Some have speculated that weapons tests, nuclear tests on the steppe during the Soviet period, and rocket launches from the Baikonur cosmodrome are responsible for the deaths of the saiga. Kock does not mention these causes. He does note that a second factor scientists are looking at is stress of some kind. He notes that even cattle can develop “transport fever” related to a Pasteurella-type organism when subjected to stress, such as during cross-country transportation in north America. Ecosystems are extremely complex; there’s no reason there would be a simple answer to the question of why so many saiga died so suddenly.

Climate change remains a political football in the West, but globally the phenomenon is taken seriously. In early December the world will gather in Paris for the United Nations Climate Change Conference (COP21), where they aim to achieve a universal agreement on climate change. The effects of climate change in Central Asia, as Benjamin Orlove of Columbia University articulated in an interview with The Diplomat earlier this year, are usually discussed with regard to water. Changes in winter snowfall impact the volume of spring melts, which impacts reservoir levels as well as how much water ultimately flows downstream.
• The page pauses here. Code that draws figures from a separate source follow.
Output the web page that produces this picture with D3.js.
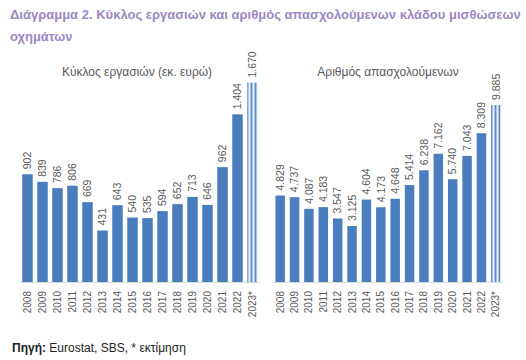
<!DOCTYPE html>
<html><head><meta charset="utf-8">
<script src="https://cdn.jsdelivr.net/npm/d3@7"></script>
<style>body{margin:0;background:#fff;} svg{display:block;}</style>
</head><body>
<svg id="c" width="526" height="360"></svg>
<script>
const years = ["2008","2009","2010","2011","2012","2013","2014","2015","2016","2017","2018","2019","2020","2021","2022","2023*"];
const turnover = [902,839,786,806,669,431,643,540,535,594,652,713,646,962,1404,1670];
const employees = [4829,4737,4087,4183,3547,3125,4604,4173,4648,5414,6238,7162,5740,7043,8309,9885];
const title1 = "Διάγραμμα 2. Κύκλος εργασιών και αριθμός απασχολούμενων κλάδου μισθώσεων";
const title2 = "οχημάτων";
const subTitles = ["Κύκλος εργασιών (εκ. ευρώ)", "Αριθμός απασχολούμενων"];

const svg = d3.select("#c");
const font = "'Liberation Sans', Arial, sans-serif";
const fmt = d3.formatLocale({decimal:",", thousands:".", grouping:[3], currency:["","€"]}).format(",d");

const defs = svg.append("defs");
const pat = defs.append("pattern").attr("id","stripe").attr("patternUnits","userSpaceOnUse")
  .attr("width",4).attr("height",4);
pat.append("rect").attr("width",4).attr("height",4).attr("fill","#aac3e8");
pat.append("rect").attr("x",1).attr("width",1).attr("height",4).attr("fill","#e9f0fa");
pat.append("rect").attr("x",3).attr("width",1).attr("height",4).attr("fill","#6189cc");

svg.append("text").attr("x",10).attr("y",19).text(title1)
  .attr("font-family",font).attr("font-weight","bold").attr("font-size",13).attr("fill","#9a88c4");
svg.append("text").attr("x",10).attr("y",41).text(title2)
  .attr("font-family",font).attr("font-weight","bold").attr("font-size",13).attr("fill","#9a88c4");

const baseY = 282, topY = 82;
function panel(vals, x0, x1, maxV, pad, subtitle) {
  const x = d3.scaleBand().domain(years).range([x0,x1]).paddingInner(pad).paddingOuter(pad/2);
  const y = d3.scaleLinear().domain([0,maxV]).range([baseY,topY]);
  const g = svg.append("g");
  g.append("line").attr("x1",x0).attr("x2",x1).attr("y1",baseY+0.5).attr("y2",baseY+0.5)
    .attr("stroke","#d9d9d9").attr("stroke-width",1);
  g.selectAll("rect.bar").data(vals).join("rect").attr("class","bar")
    .attr("x",(d,i)=>x(years[i])).attr("width",x.bandwidth())
    .attr("y",d=>y(d)).attr("height",d=>baseY-y(d))
    .attr("fill",(d,i)=> i===years.length-1 ? "url(#stripe)" : "#4a7dbd");
  g.selectAll("text.val").data(vals).join("text").attr("class","val")
    .attr("transform",(d,i)=>`translate(${x(years[i])+x.bandwidth()/2},${y(d)-5}) rotate(-90)`)
    .attr("dy","0.35em").attr("text-anchor","start")
    .attr("font-family",font).attr("font-size",10.5).attr("fill","#595959").text(d=>fmt(d));
  g.selectAll("text.yr").data(years).join("text").attr("class","yr")
    .attr("transform",d=>`translate(${x(d)+x.bandwidth()/2},${baseY+9}) rotate(-90)`)
    .attr("dy","0.35em").attr("text-anchor","end")
    .attr("font-family",font).attr("font-size",10).attr("fill","#595959").text(d=>d);
  g.append("text").attr("x",(x0+x1)/2 + (subtitle===subTitles[0]? -3:0)).attr("y",76).attr("text-anchor","middle")
    .attr("font-family",font).attr("font-size",12).attr("fill","#595959").text(subtitle);
}
panel(turnover, 20, 260, 1675, 0.3, subTitles[0]);
panel(employees, 273, 503, 11170, 0.34, subTitles[1]);

const f = svg.append("text").attr("x",12).attr("y",352).attr("font-family",font).attr("font-size",12).attr("fill","#222");
f.append("tspan").attr("font-weight","bold").text("Πηγή:");
f.append("tspan").text(" Eurostat, SBS, * εκτίμηση");
</script>
</body></html>
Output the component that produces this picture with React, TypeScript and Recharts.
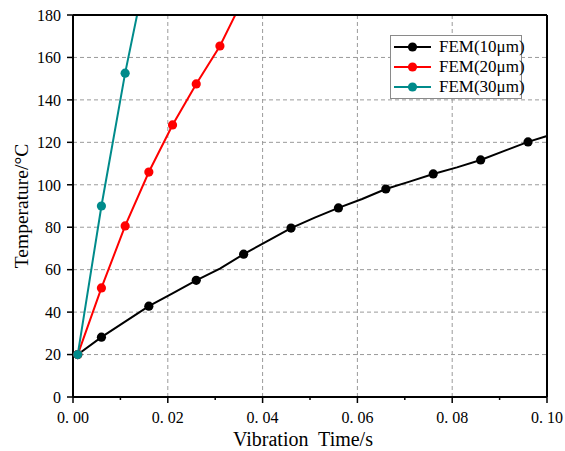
import {
  CartesianGrid,
  Legend,
  Line,
  LineChart,
  XAxis,
  YAxis,
} from "recharts"

const FONT = "'Liberation Serif', 'Times New Roman', serif"

// FEM 10 µm: line vertices every 0.005 s, markers only on some of them
const fem10Times = [
  0.001, 0.006, 0.011, 0.016, 0.021, 0.026, 0.031, 0.036, 0.041, 0.046, 0.051,
  0.056, 0.061, 0.066, 0.071, 0.076, 0.081, 0.086, 0.091, 0.096, 0.1,
]
const fem10Temps = [
  20, 28.2, 35.5, 42.8, 48.8, 55, 60.5, 67.3, 73.5, 79.6, 84.5, 89.1, 93.3, 98,
  101.5, 105.1, 108.2, 111.7, 116, 120.2, 123,
]
const fem10Markers = [
  true, true, false, true, false, true, false, true, false, true, false, true,
  false, true, false, true, false, true, false, true, false,
]

const fem20Times = [0.001, 0.006, 0.011, 0.016, 0.021, 0.026, 0.031, 0.036]
const fem20Temps = [20, 51.4, 80.6, 106, 128.2, 147.5, 165.4, 188]
const fem20Markers = [true, true, true, true, true, true, true, false]

const fem30Times = [0.001, 0.006, 0.011, 0.016]
const fem30Temps = [20, 90, 152.6, 207]
const fem30Markers = [true, true, true, false]

const xTicks = [0, 0.01, 0.02, 0.03, 0.04, 0.05, 0.06, 0.07, 0.08, 0.09, 0.1]
const xGrid = [0.02, 0.04, 0.06, 0.08]
const yTicks = [0, 20, 40, 60, 80, 100, 120, 140, 160, 180]
const yGrid = [20, 40, 60, 80, 100, 120, 140, 160]

type Point = { t: number; v: number; m: boolean }

const toPoints = (ts: number[], vs: number[], ms: boolean[]): Point[] =>
  ts.map((t, i) => ({ t, v: vs[i], m: ms[i] }))

const series = [
  { name: "FEM(10μm)", color: "#000000", data: toPoints(fem10Times, fem10Temps, fem10Markers) },
  { name: "FEM(20μm)", color: "#ff0000", data: toPoints(fem20Times, fem20Temps, fem20Markers) },
  { name: "FEM(30μm)", color: "#008b8b", data: toPoints(fem30Times, fem30Temps, fem30Markers) },
]

const isMajorX = (v: number) => Math.round(v * 100) % 2 === 0

const makeDot = (color: string) => (props: any) => {
  const { cx, cy, payload, index } = props
  if (!payload?.m || cx == null || cy == null) return <g key={`d-${index}`} />
  return <circle key={`d-${index}`} cx={cx} cy={cy} r={4.6} fill={color} stroke="none" />
}

// tickSize/tickMargin are 0, so x/y are the axis line position; ticks drawn here
const BottomTick = (props: any) => {
  const { x, y, payload } = props
  const v = payload.value as number
  const major = isMajorX(v)
  return (
    <g>
      <line x1={x} x2={x} y1={y} y2={y + (major ? 6 : 3)} stroke="#000" strokeWidth={1.5} />
      {major && (
        <text x={x} y={y + 26} textAnchor="middle" fontSize={16} fontFamily={FONT} fill="#000">
          {v.toFixed(2).replace(".", ". ")}
        </text>
      )}
    </g>
  )
}

const TopTick = (props: any) => {
  const { x, y, payload } = props
  const major = isMajorX(payload.value)
  return <line x1={x} x2={x} y1={y} y2={y + (major ? 6 : 4)} stroke="#000" strokeWidth={1.5} />
}

const LeftTick = (props: any) => {
  const { x, y, payload } = props
  return (
    <g>
      <line x1={x - 6} x2={x} y1={y} y2={y} stroke="#000" strokeWidth={1.5} />
      <text x={x - 12} y={y} dy="0.36em" textAnchor="end" fontSize={16} fontFamily={FONT} fill="#000">
        {payload.value}
      </text>
    </g>
  )
}

const RightTick = (props: any) => {
  const { x, y } = props
  return <line x1={x - 6} x2={x} y1={y} y2={y} stroke="#000" strokeWidth={1.5} />
}

const XTitle = (props: any) => {
  const vb = props.viewBox ?? { x: 73, y: 397, width: 474, height: 50 }
  return (
    <text
      x={vb.x + vb.width / 2 - 7}
      y={vb.y + 49}
      textAnchor="middle"
      fontSize={20}
      fontFamily={FONT}
      fill="#000"
    >
      {"Vibration\u00a0 Time/s"}
    </text>
  )
}

const YTitle = (props: any) => {
  const vb = props.viewBox ?? { x: 0, y: 15, width: 73, height: 382 }
  const cx = 21
  const cy = vb.y + vb.height / 2
  return (
    <text
      x={cx}
      y={cy}
      transform={`rotate(-90, ${cx}, ${cy})`}
      textAnchor="middle"
      dominantBaseline="central"
      fontSize={19.5}
      fontFamily={FONT}
      fill="#000"
    >
      Temperature/°C
    </text>
  )
}

const LegendBox = () => (
  <div
    style={{
      border: "1px solid #8a8a8a",
      background: "#fff",
      padding: "1px 6px 1px 2px",
      fontFamily: FONT,
      fontSize: 17,
      color: "#000",
      width: 122,
    }}
  >
    {series.map((s) => (
      <div key={s.name} style={{ display: "flex", alignItems: "center", height: 20 }}>
        <svg width={44} height={12} style={{ flex: "none" }}>
          <line x1={1} y1={6} x2={38} y2={6} stroke={s.color} strokeWidth={2} />
          <circle cx={19.5} cy={6} r={4.6} fill={s.color} />
        </svg>
        <span style={{ marginLeft: 2, whiteSpace: "nowrap" }}>{s.name}</span>
      </div>
    ))}
  </div>
)

const axisLine = { stroke: "#000", strokeWidth: 2 }

export default function App() {
  return (
    <div style={{ position: "absolute", left: 0, top: 0, width: 565, height: 451, background: "#fff" }}>
      <LineChart width={565} height={451} margin={{ top: 14, right: 17, bottom: 4, left: 0 }}>
        <CartesianGrid
          stroke="#9a9a9a"
          strokeDasharray="4 3"
          horizontalValues={yGrid}
          verticalValues={xGrid}
        />
        <XAxis
          dataKey="t"
          type="number"
          domain={[0, 0.1]}
          ticks={xTicks}
          interval={0}
          height={50}
          tick={<BottomTick />}
          tickSize={0}
          tickMargin={0}
          tickLine={false}
          axisLine={axisLine}
          label={{ content: <XTitle /> }}
        />
        <XAxis
          xAxisId="top"
          orientation="top"
          dataKey="t"
          type="number"
          domain={[0, 0.1]}
          ticks={xTicks}
          interval={0}
          height={1}
          tick={<TopTick />}
          tickSize={0}
          tickMargin={0}
          tickLine={false}
          axisLine={axisLine}
        />
        <YAxis
          type="number"
          domain={[0, 180]}
          ticks={yTicks}
          interval={0}
          allowDataOverflow
          width={73}
          tick={<LeftTick />}
          tickSize={0}
          tickMargin={0}
          tickLine={false}
          axisLine={axisLine}
          label={{ content: <YTitle /> }}
        />
        <YAxis
          yAxisId="right"
          orientation="right"
          type="number"
          domain={[0, 180]}
          ticks={yTicks}
          interval={0}
          width={1}
          tick={<RightTick />}
          tickSize={0}
          tickMargin={0}
          tickLine={false}
          axisLine={axisLine}
        />
        <Legend
          layout="vertical"
          align="center"
          verticalAlign="middle"
          wrapperStyle={{ left: 390, top: 35, width: "auto" }}
          content={() => <LegendBox />}
        />
        {series.map((s) => (
          <Line
            key={s.name}
            data={s.data}
            dataKey="v"
            name={s.name}
            type="linear"
            stroke={s.color}
            strokeWidth={2}
            dot={makeDot(s.color)}
            activeDot={false}
            isAnimationActive={false}
          />
        ))}
      </LineChart>
    </div>
  )
}
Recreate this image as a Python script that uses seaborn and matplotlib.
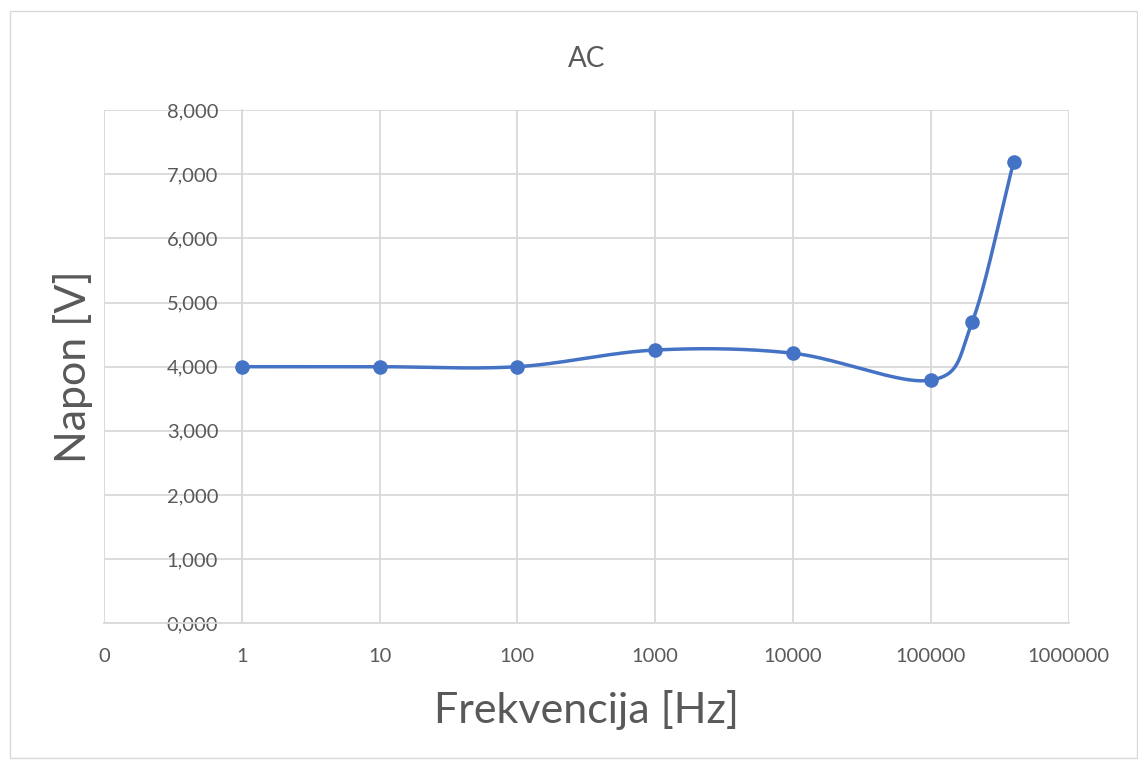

Kyrgyzstan and Tajikistan are banking on hydropower to generate energy and revenue, while Uzbekistan and Turkmenistan rely on water for their cotton fields. In addition, the oil and gas export business, which Kazakhstan, Turkmenistan, and to a lesser degree Uzbekistan, rely on for revenue, is becoming less profitable. It’s a tangle of environmental and economic concerns, long term damage, and short term profit.

Kazakhstan is among the top 30 carbon dioxide emitters, globally. The state says it wants to crack down on emissions and plans to tighten environmental regulations. While islands sinking into the sea and vanishing glaciers are the global faces of climate change, the saga of the saiga may join devastating images of the Aral Sea’s destruction as a regional touchstone for the issue.